Modal Logic and Distributed Message Passing Automata (Preliminary Draft)

Abstract

In a recent article, Lauri Hella and co-authors identify a canonical connection between modal logic and deterministic distributed constant-time algorithms. The paper reports a variety of highly natural logical characterizations of classes of distributed message passing automata that run in constant time. However, the article leaves open the question of identifying related logical characterizations when the constant running time limitation is lifted. We obtain such a characterization for a class of finite message passing automata in terms of a recursive bisimulation invariant logic we call modal substitution calculus (MSC). We also give a logical characterization of the related class A of infinite message passing automata by showing that classes of labelled directed graphs recognizable by automata in A are exactly the classes co-definable by a modal theory. A class C is co-definable by a modal theory if the complement of C is definable by a possibly infinite set of modal formulae.
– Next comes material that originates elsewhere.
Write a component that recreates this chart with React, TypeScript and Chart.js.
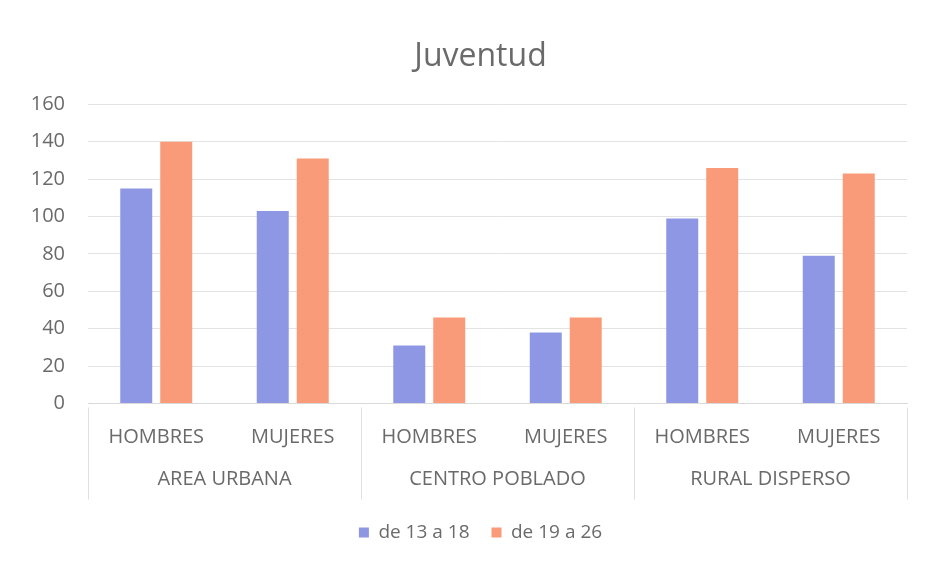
import { useEffect, useRef } from 'react';
import { Chart, registerables } from 'chart.js';

Chart.register(...registerables);

const chartTitle = 'Juventud';
const categories = ['HOMBRES', 'MUJERES', 'HOMBRES', 'MUJERES', 'HOMBRES', 'MUJERES'];
const groups = ['AREA URBANA', 'CENTRO POBLADO', 'RURAL DISPERSO'];
const groupSize = 2;
const series1Label = 'de 13 a 18';
const series1 = [115, 103, 31, 38, 99, 79];
const series2Label = 'de 19 a 26';
const series2 = [140, 131, 46, 46, 126, 123];
const yMin = 0;
const yMax = 160;
const yStep = 20;

const FONT = "'Open Sans', 'Noto Sans', sans-serif";
const TEXT = '#6a6a6a';
const GRID = '#e3e3e3';

const groupPlugin = {
  id: 'groupLabels',
  afterDraw(chart: any) {
    const x = chart.scales.x;
    const y = chart.scales.y;
    const ctx = chart.ctx;
    const n = categories.length;
    const w = (x.right - x.left) / n;
    ctx.save();
    ctx.strokeStyle = '#e0e0e0';
    ctx.lineWidth = 1;
    for (let k = 0; k <= groups.length; k++) {
      const idx = Math.min(k * groupSize, n - 1);
      const px = Math.round(x.getPixelForValue(idx) + (k * groupSize >= n ? w / 2 : -w / 2)) + 0.5;
      ctx.beginPath();
      ctx.moveTo(px, y.bottom + 4);
      ctx.lineTo(px, y.bottom + 96);
      ctx.stroke();
    }
    ctx.fillStyle = TEXT;
    ctx.font = `20px ${FONT}`;
    ctx.textAlign = 'center';
    ctx.textBaseline = 'middle';
    groups.forEach((g, k) => {
      const a = x.getPixelForValue(k * groupSize);
      const b = x.getPixelForValue(k * groupSize + groupSize - 1);
      ctx.fillText(g, (a + b) / 2, y.bottom + 76);
    });
    ctx.restore();
  },
};

export default function App() {
  const ref = useRef<HTMLCanvasElement | null>(null);
  useEffect(() => {
    document.body.style.margin = '0';
    const chart = new Chart(ref.current as HTMLCanvasElement, {
      type: 'bar',
      data: {
        labels: categories,
        datasets: [
          { label: series1Label, data: series1, backgroundColor: '#8e97e4' },
          { label: series2Label, data: series2, backgroundColor: '#f99b78' },
        ],
      },
      options: {
        animation: false,
        responsive: false,
        layout: { padding: { left: 26, right: 0, top: 0, bottom: 11 } },
        datasets: { bar: { categoryPercentage: 0.586, barPercentage: 0.8 } },
        scales: {
          x: {
            grid: { display: false, drawTicks: false },
            border: { display: true, color: '#d9d9d9' },
            ticks: { color: TEXT, font: { family: FONT, size: 20 }, padding: 22, maxRotation: 0, autoSkip: false },
            afterFit: (s: any) => { s.height = 97.5; },
          },
          y: {
            min: yMin,
            max: yMax,
            grid: { color: GRID, drawTicks: false },
            border: { display: false },
            ticks: { stepSize: yStep, color: TEXT, font: { family: FONT, size: 20 }, padding: 23 },
            afterFit: (s: any) => { s.width = 62; },
          },
          yRight: {
            position: 'right',
            min: yMin,
            max: yMax,
            grid: { display: false, drawTicks: false },
            border: { display: false },
            ticks: { display: false },
            afterFit: (s: any) => { s.width = 28; },
          },
        },
        plugins: {
          title: {
            display: true,
            text: chartTitle,
            color: TEXT,
            font: { family: FONT, size: 32, weight: 'normal' },
            padding: { top: 38, bottom: 28 },
          },
          legend: {
            position: 'bottom',
            labels: { color: TEXT, font: { family: FONT, size: 19 }, boxWidth: 10, boxHeight: 10, padding: 22 },
          },
          tooltip: { enabled: false },
        },
      },
      plugins: [groupPlugin],
    });
    return () => chart.destroy();
  }, []);
  return (
    <div style={{ width: 935, height: 563, background: '#fff' }}>
      <canvas ref={ref} width={935} height={563} style={{ display: 'block' }} />
    </div>
  );
}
We also briefly discuss expressivity and decidability issues concerning MSC. We establish that MSC contains the mu-1 fragment of the modal mu-calculus in the finite. We also observe that MSC is not contained in MSO, and that the SAT and FINSAT problems for the single-variable fragment of MSC are complete for PSPACE. This article is a preliminary draft of an upcoming paper. A polished and corrected version will appear later on.